This lithograph embodies many of the themes of the Getty Research Institute’s exhibition World War I: War of Images, Images of War, which opens today. The exhibition takes as its central premise that the First World War was a conflict not only of modern weaponry but also of cultural dominance over the European continent.
An ominous vision of Kaiser Wilhelm II wearing a vast cape and surrounded by a colony of bats, this image comes from a suite of ten lithographs satirizing members of the German army. The artist, Henri Zislin, was born in 1875 in the city of Mulhouse, which had been under German control since Germany annexed Alsace-Lorraine at the conclusion of the Franco-Prussian war. Crucially, Zislin never considered himself to be German, but, rather, French. Even before the outbreak of World War I, he employed sardonic imagery to caricature German officials, for which he was jailed on several occasions. Zislin’s native Mulhouse was the site of an early battle in August 1914 in which France attempted unsuccessfully to retake Alsace from Germany.

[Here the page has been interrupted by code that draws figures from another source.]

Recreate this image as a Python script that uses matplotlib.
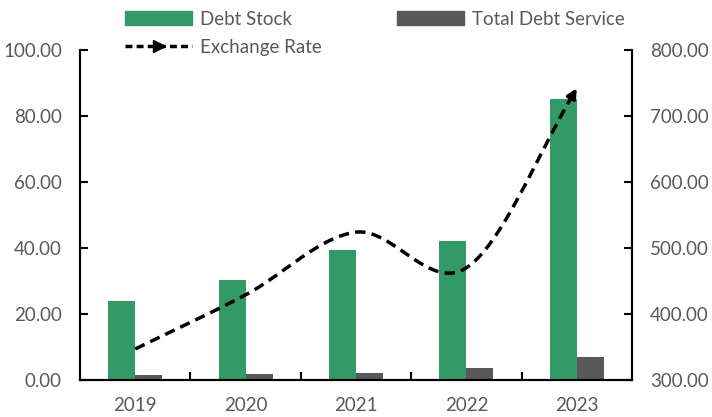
import numpy as np
import matplotlib
matplotlib.use("Agg")
import matplotlib.pyplot as plt
from matplotlib.patches import Patch
from matplotlib.lines import Line2D

years = ["2019", "2020", "2021", "2022", "2023"]
debt_stock = [24.0, 30.4, 39.4, 42.1, 85.2]
debt_service = [1.6, 1.9, 2.1, 3.6, 7.0]
exchange_rate = [347, 429, 524, 470, 742]

green = "#339966"
grey = "#595959"
txt = "#595959"
fs = 13.5

plt.rcParams['font.family'] = ['Lato', 'DejaVu Sans']

fig = plt.figure(figsize=(7.12, 4.17), dpi=100)
ax = fig.add_axes([80/712, 1-380/417, (632-80)/712, (380-50)/417])
ax2 = ax.twinx()

x = np.arange(len(years))
w = 0.245
ax.bar(x - w/2, debt_stock, w, color=green, zorder=2)
ax.bar(x + w/2, debt_service, w, color=grey, zorder=2)

ax.set_xlim(-0.5, len(years) - 0.5)
ax.set_ylim(0, 100)
ax.set_yticks(np.arange(0, 101, 20))
ax.set_yticklabels([f"{v:.2f}" for v in np.arange(0, 101, 20)])
ax.set_xticks(x)
ax.set_xticklabels(years)
ax.set_xticks(np.arange(0.5, len(years) - 1, 1), minor=True)
ax.tick_params(axis='x', which='major', length=0, pad=12, labelsize=fs, labelcolor=txt)
ax.tick_params(axis='x', which='minor', direction='in', length=6, width=1.5)
ax.tick_params(axis='y', direction='in', length=6, width=1.5, labelsize=fs, labelcolor=txt, pad=13)

ax2.set_ylim(300, 800)
ax2.set_yticks(np.arange(300, 801, 100))
ax2.set_yticklabels([f"{v:.2f}" for v in np.arange(300, 801, 100)])
ax2.tick_params(axis='y', direction='in', length=6, width=1.5, labelsize=fs, labelcolor=txt, pad=13)

for a in (ax, ax2):
    a.spines['top'].set_visible(False)
    for s in ('left', 'right', 'bottom'):
        a.spines[s].set_linewidth(1.5)
        a.spines[s].set_color('black')

# Catmull-Rom smoothing like Excel smoothed lines
px = np.array(x, dtype=float)
py = np.array(exchange_rate, dtype=float)
P = np.column_stack([px, py])
P_ext = np.vstack([2*P[0]-P[1], P, 2*P[-1]-P[-2]])
pts = []
for i in range(1, len(P_ext) - 2):
    p0, p1, p2, p3 = P_ext[i-1], P_ext[i], P_ext[i+1], P_ext[i+2]
    t = np.linspace(0, 1, 40)[:, None]
    seg = 0.5*((2*p1) + (-p0 + p2)*t + (2*p0 - 5*p1 + 4*p2 - p3)*t**2 + (-p0 + 3*p1 - 3*p2 + p3)*t**3)
    pts.append(seg if i == 1 else seg[1:])
curve = np.vstack(pts)
ax2.plot(curve[:-3, 0], curve[:-3, 1], color='black', lw=2.5, ls=(0, (3, 1.8)), zorder=3)
ax2.annotate("", xy=(curve[-1, 0], curve[-1, 1]), xytext=(curve[-4, 0], curve[-4, 1]),
             arrowprops=dict(arrowstyle='-|>', color='black', lw=2.5, mutation_scale=14,
                             shrinkA=0, shrinkB=0), zorder=4)

handles = [Patch(color=green, label="Debt Stock"),
           Line2D([0], [0], color='black', lw=2.5, ls=(0, (2, 1.2)), marker='>', markevery=[1],
                  markersize=8, label="Exchange Rate"),
           Patch(color=grey, label="Total Debt Service")]
leg = fig.legend(handles=handles, loc='upper left', bbox_to_anchor=(108/712, 1.015), ncol=2,
                 frameon=False, fontsize=fs, labelcolor=txt, handlelength=3.6,
                 handleheight=0.7, columnspacing=4.0, handletextpad=0.4, labelspacing=0.6)

fig.savefig("out.png", dpi=100)
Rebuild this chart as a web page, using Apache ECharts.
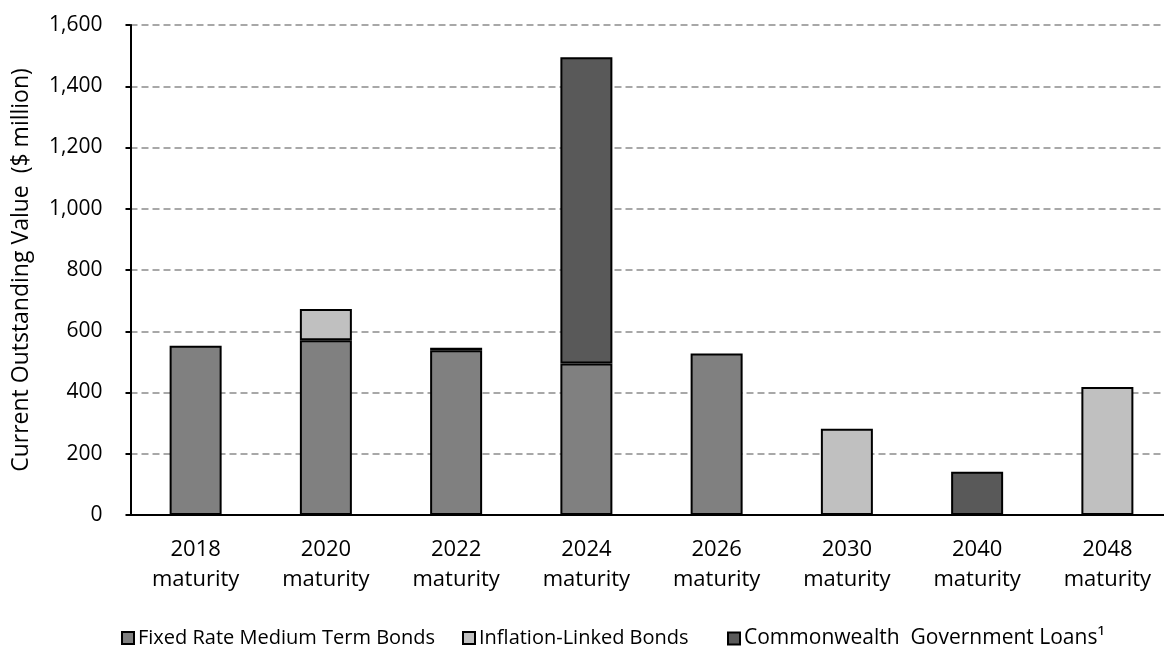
<!DOCTYPE html>
<html>
<head>
<meta charset="utf-8">
<script src="https://cdn.jsdelivr.net/npm/echarts@6/dist/echarts.min.js"></script>
<style>
  html, body { margin: 0; padding: 0; background: #fff; }
  #chart { width: 1164px; height: 648px; }
</style>
</head>
<body>
<div id="chart"></div>
<script>
// Outstanding bonds and loans by maturity year ($ million); '-' marks no holding
const categories = ['2018\nmaturity', '2020\nmaturity', '2022\nmaturity', '2024\nmaturity',
                    '2026\nmaturity', '2030\nmaturity', '2040\nmaturity', '2048\nmaturity'];
const fixedRate     = [553, 571, 538, 495, 527, '-', '-', '-'];
const inflationLink = ['-', 102, '-', '-', '-', 282, '-', 418];
const cwLoans       = ['-', '-', 8, 1000, '-', '-', 141, '-'];
const seriesNames = ['Fixed Rate Medium Term Bonds', 'Inflation-Linked Bonds', 'Commonwealth  Government Loans¹'];
const yTicks = { min: 0, max: 1600, interval: 200 };

const FONT = '"Open Sans", "Noto Sans", sans-serif';
const chart = echarts.init(document.getElementById('chart'));

const barStyle = (color) => ({ color: color, borderColor: '#000', borderWidth: 2 });
const legendAt = (name, left, size) => ({
  left: left, top: 623, icon: 'rect',
  itemWidth: 12, itemHeight: 12, itemGap: 0,
  textStyle: { fontFamily: FONT, fontSize: size, color: '#000', padding: [0, 0, 0, -1] },
  data: [name]
});

chart.setOption({
  animation: false,
  textStyle: { fontFamily: FONT, color: '#000' },
  grid: { left: 130.5, width: 1042, top: 25, bottom: 133, outerBoundsMode: 'none', containLabel: false },
  legend: [
    legendAt(seriesNames[0], 116, 20),
    legendAt(seriesNames[1], 457, 20),
    legendAt(seriesNames[2], 722, 21)
  ],
  xAxis: {
    type: 'category',
    data: categories,
    axisLine: { lineStyle: { color: '#000', width: 2 } },
    axisTick: { inside: true, length: 9, lineStyle: { color: '#000', width: 2 } },
    axisLabel: { fontFamily: FONT, fontSize: 22, color: '#000', lineHeight: 30, margin: 20 }
  },
  yAxis: {
    type: 'value',
    min: yTicks.min, max: yTicks.max, interval: yTicks.interval,
    name: 'Current Outstanding Value  ($ million)',
    nameLocation: 'middle',
    nameGap: 98,
    nameTextStyle: { fontFamily: FONT, fontSize: 23, color: '#000' },
    axisLine: { show: true, lineStyle: { color: '#000', width: 2 } },
    axisTick: { show: true, length: 5, lineStyle: { color: '#000', width: 2 } },
    axisLabel: {
      fontFamily: FONT, fontSize: 21, color: '#000', margin: 28,
      formatter: (v) => v.toLocaleString('en-US')
    },
    splitLine: { show: true, lineStyle: { color: '#8c8c8c', width: 1.6, type: [7, 4] } }
  },
  series: [
    { name: seriesNames[0], type: 'bar', stack: 'total', barWidth: 52,
      itemStyle: barStyle('#808080'), data: fixedRate },
    { name: seriesNames[1], type: 'bar', stack: 'total', barWidth: 52,
      itemStyle: barStyle('#c0c0c0'), data: inflationLink },
    { name: seriesNames[2], type: 'bar', stack: 'total', barWidth: 52,
      itemStyle: barStyle('#595959'), data: cwLoans }
  ]
});
</script>
</body>
</html>
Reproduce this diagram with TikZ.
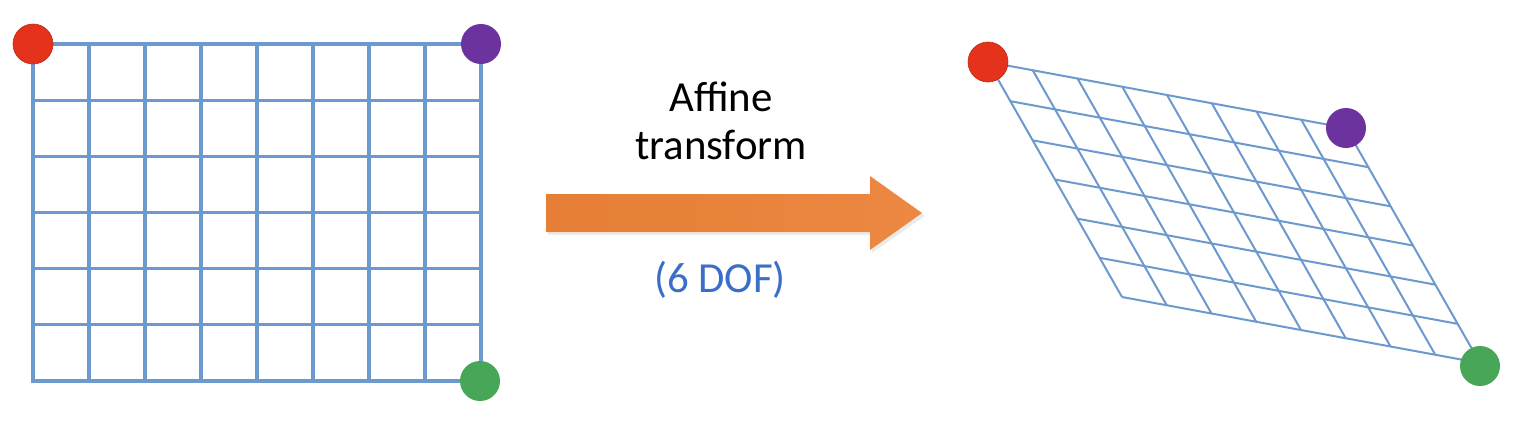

Zislin’s image of the Kaiser appears in the “Allies and Enemies” section of the exhibition, which traces the visual codes developed by the main participating nations—France, Germany, United Kingdom, Russia, Italy—in the form of animal symbols, personifications, and body types. Such codes were used, often in exaggerated form (a Satanic Kaiser, a flustered French cock), in the propaganda of satirical journals, in which individual nations sought to elevate their own culture, while denigrating the enemy.
Kaiser Wilhelm’s militarism made him the most popular image of anti-German propaganda, not only for the French, but also for the Russians and the Americans. A Russian popular print also in the exhibition shows the Kaiser as a warlock or “Black Booker” wearing bat wings and penning the statement, “I declare war on all Europe.”
World War I: War of Images, Images of War is on view at the Getty Research Institute through April 19, 2015.